» **OBJECTIVE**: Leave out the pictures and reproduce all of the data exactly.

» **MATERIAL**:
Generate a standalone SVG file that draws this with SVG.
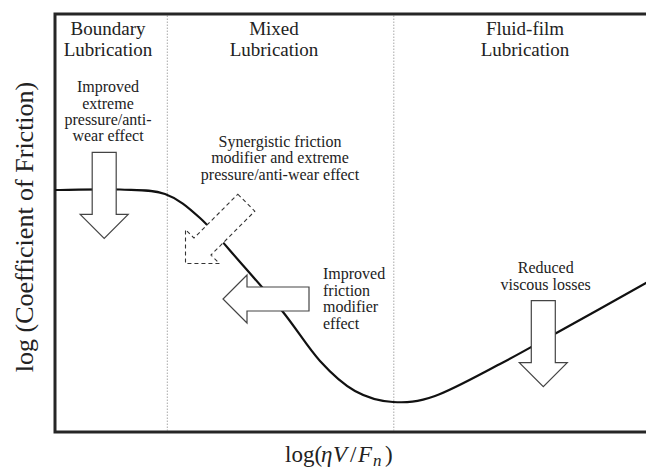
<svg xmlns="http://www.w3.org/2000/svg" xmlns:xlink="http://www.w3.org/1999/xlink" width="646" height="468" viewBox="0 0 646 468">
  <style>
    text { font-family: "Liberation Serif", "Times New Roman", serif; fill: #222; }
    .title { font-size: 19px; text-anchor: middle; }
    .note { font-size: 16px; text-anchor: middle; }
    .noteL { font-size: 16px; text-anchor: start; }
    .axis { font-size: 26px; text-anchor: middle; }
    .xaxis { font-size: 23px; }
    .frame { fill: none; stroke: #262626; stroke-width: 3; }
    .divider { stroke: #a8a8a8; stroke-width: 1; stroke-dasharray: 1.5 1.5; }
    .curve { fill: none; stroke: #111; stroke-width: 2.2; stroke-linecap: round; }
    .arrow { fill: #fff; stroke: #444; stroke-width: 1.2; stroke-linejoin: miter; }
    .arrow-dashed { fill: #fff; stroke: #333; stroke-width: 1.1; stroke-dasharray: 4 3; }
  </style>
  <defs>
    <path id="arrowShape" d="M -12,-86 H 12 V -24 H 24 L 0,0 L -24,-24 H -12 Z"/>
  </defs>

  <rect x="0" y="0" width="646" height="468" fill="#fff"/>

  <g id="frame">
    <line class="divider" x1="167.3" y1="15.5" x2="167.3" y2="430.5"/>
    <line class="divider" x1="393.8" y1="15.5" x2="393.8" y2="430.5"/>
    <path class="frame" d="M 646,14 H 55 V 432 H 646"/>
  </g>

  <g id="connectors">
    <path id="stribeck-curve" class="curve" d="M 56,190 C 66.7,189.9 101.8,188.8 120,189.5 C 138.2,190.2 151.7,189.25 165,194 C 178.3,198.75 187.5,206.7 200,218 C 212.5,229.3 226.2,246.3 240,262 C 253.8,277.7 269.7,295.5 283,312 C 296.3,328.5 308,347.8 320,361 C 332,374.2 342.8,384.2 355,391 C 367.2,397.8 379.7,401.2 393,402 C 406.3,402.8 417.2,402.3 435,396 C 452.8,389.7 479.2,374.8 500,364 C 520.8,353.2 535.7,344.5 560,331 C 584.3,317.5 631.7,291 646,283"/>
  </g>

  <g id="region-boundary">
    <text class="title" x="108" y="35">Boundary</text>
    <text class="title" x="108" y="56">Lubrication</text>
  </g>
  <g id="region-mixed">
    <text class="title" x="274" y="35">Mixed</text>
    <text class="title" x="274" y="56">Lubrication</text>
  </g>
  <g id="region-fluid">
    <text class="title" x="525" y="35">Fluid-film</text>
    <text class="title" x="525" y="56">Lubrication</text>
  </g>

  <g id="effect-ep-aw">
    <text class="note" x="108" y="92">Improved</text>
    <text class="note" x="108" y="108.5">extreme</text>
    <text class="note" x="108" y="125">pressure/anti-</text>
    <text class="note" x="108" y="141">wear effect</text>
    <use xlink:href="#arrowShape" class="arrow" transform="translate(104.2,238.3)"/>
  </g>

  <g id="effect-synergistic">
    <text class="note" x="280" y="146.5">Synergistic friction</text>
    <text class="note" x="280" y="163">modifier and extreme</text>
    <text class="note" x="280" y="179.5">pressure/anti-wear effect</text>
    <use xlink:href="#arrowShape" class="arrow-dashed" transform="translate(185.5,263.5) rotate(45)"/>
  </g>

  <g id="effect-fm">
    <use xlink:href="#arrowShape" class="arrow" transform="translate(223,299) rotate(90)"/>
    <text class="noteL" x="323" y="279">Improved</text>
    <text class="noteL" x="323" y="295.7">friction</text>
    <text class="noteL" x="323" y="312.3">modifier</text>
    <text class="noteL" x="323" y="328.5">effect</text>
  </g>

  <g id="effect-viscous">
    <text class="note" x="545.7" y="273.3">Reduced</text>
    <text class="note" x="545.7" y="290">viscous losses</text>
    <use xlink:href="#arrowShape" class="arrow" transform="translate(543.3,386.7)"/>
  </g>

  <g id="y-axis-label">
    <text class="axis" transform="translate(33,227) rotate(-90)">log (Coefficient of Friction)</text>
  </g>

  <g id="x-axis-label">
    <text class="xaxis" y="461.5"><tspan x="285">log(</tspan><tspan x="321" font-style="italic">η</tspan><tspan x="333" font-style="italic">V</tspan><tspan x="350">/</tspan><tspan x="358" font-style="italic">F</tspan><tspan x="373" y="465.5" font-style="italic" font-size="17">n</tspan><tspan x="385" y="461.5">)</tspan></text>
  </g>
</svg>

» **SOLUTION TO THIS EXERCISE**:
Generate a standalone SVG file that draws this with SVG.
<svg xmlns="http://www.w3.org/2000/svg" xmlns:xlink="http://www.w3.org/1999/xlink" width="646" height="468" viewBox="0 0 646 468">
  <style>
    text { font-family: "Liberation Serif", "Times New Roman", serif; fill: #222; }
    .title { font-size: 19px; text-anchor: middle; }
    .note { font-size: 16px; text-anchor: middle; }
    .noteL { font-size: 16px; text-anchor: start; }
    .axis { font-size: 26px; text-anchor: middle; }
    .xaxis { font-size: 23px; }
    .frame { fill: none; stroke: #262626; stroke-width: 3; }
    .divider { stroke: #a8a8a8; stroke-width: 1; stroke-dasharray: 1.5 1.5; }
    .curve { fill: none; stroke: #111; stroke-width: 2.2; stroke-linecap: round; }
    .arrow { fill: #fff; stroke: #444; stroke-width: 1.2; stroke-linejoin: miter; }
    .arrow-dashed { fill: #fff; stroke: #333; stroke-width: 1.1; stroke-dasharray: 4 3; }
  </style>
  <defs>
    <path id="arrowShape" d="M -12,-86 H 12 V -24 H 24 L 0,0 L -24,-24 H -12 Z"/>
  </defs>

  <rect x="0" y="0" width="646" height="468" fill="#fff"/>

  <g id="frame">
    <line class="divider" x1="167.3" y1="15.5" x2="167.3" y2="430.5"/>
    <line class="divider" x1="393.8" y1="15.5" x2="393.8" y2="430.5"/>
    <path class="frame" d="M 646,14 H 55 V 432 H 646"/>
  </g>

  <g id="connectors">
    <path id="stribeck-curve" class="curve" d="M 56,190 C 66.7,189.9 101.8,188.8 120,189.5 C 138.2,190.2 151.7,189.25 165,194 C 178.3,198.75 187.5,206.7 200,218 C 212.5,229.3 226.2,246.3 240,262 C 253.8,277.7 269.7,295.5 283,312 C 296.3,328.5 308,347.8 320,361 C 332,374.2 342.8,384.2 355,391 C 367.2,397.8 379.7,401.2 393,402 C 406.3,402.8 417.2,402.3 435,396 C 452.8,389.7 479.2,374.8 500,364 C 520.8,353.2 535.7,344.5 560,331 C 584.3,317.5 631.7,291 646,283"/>
  </g>

  <g id="region-boundary">
    <text class="title" x="108" y="35">Boundary</text>
    <text class="title" x="108" y="56">Lubrication</text>
  </g>
  <g id="region-mixed">
    <text class="title" x="274" y="35">Mixed</text>
    <text class="title" x="274" y="56">Lubrication</text>
  </g>
  <g id="region-fluid">
    <text class="title" x="525" y="35">Fluid-film</text>
    <text class="title" x="525" y="56">Lubrication</text>
  </g>

  <g id="effect-ep-aw">
    <text class="note" x="108" y="92">Improved</text>
    <text class="note" x="108" y="108.5">extreme</text>
    <text class="note" x="108" y="125">pressure/anti-</text>
    <text class="note" x="108" y="141">wear effect</text>
    <use xlink:href="#arrowShape" class="arrow" transform="translate(104.2,238.3)"/>
  </g>

  <g id="effect-synergistic">
    <text class="note" x="280" y="146.5">Synergistic friction</text>
    <text class="note" x="280" y="163">modifier and extreme</text>
    <text class="note" x="280" y="179.5">pressure/anti-wear effect</text>
    <use xlink:href="#arrowShape" class="arrow-dashed" transform="translate(185.5,263.5) rotate(45)"/>
  </g>

  <g id="effect-fm">
    <use xlink:href="#arrowShape" class="arrow" transform="translate(223,299) rotate(90)"/>
    <text class="noteL" x="323" y="279">Improved</text>
    <text class="noteL" x="323" y="295.7">friction</text>
    <text class="noteL" x="323" y="312.3">modifier</text>
    <text class="noteL" x="323" y="328.5">effect</text>
  </g>

  <g id="effect-viscous">
    <text class="note" x="545.7" y="273.3">Reduced</text>
    <text class="note" x="545.7" y="290">viscous losses</text>
    <use xlink:href="#arrowShape" class="arrow" transform="translate(543.3,386.7)"/>
  </g>

  <g id="y-axis-label">
    <text class="axis" transform="translate(33,227) rotate(-90)">log (Coefficient of Friction)</text>
  </g>

  <g id="x-axis-label">
    <text class="xaxis" y="461.5"><tspan x="285">log(</tspan><tspan x="321" font-style="italic">η</tspan><tspan x="333" font-style="italic">V</tspan><tspan x="350">/</tspan><tspan x="358" font-style="italic">F</tspan><tspan x="373" y="465.5" font-style="italic" font-size="17">n</tspan><tspan x="385" y="461.5">)</tspan></text>
  </g>
</svg>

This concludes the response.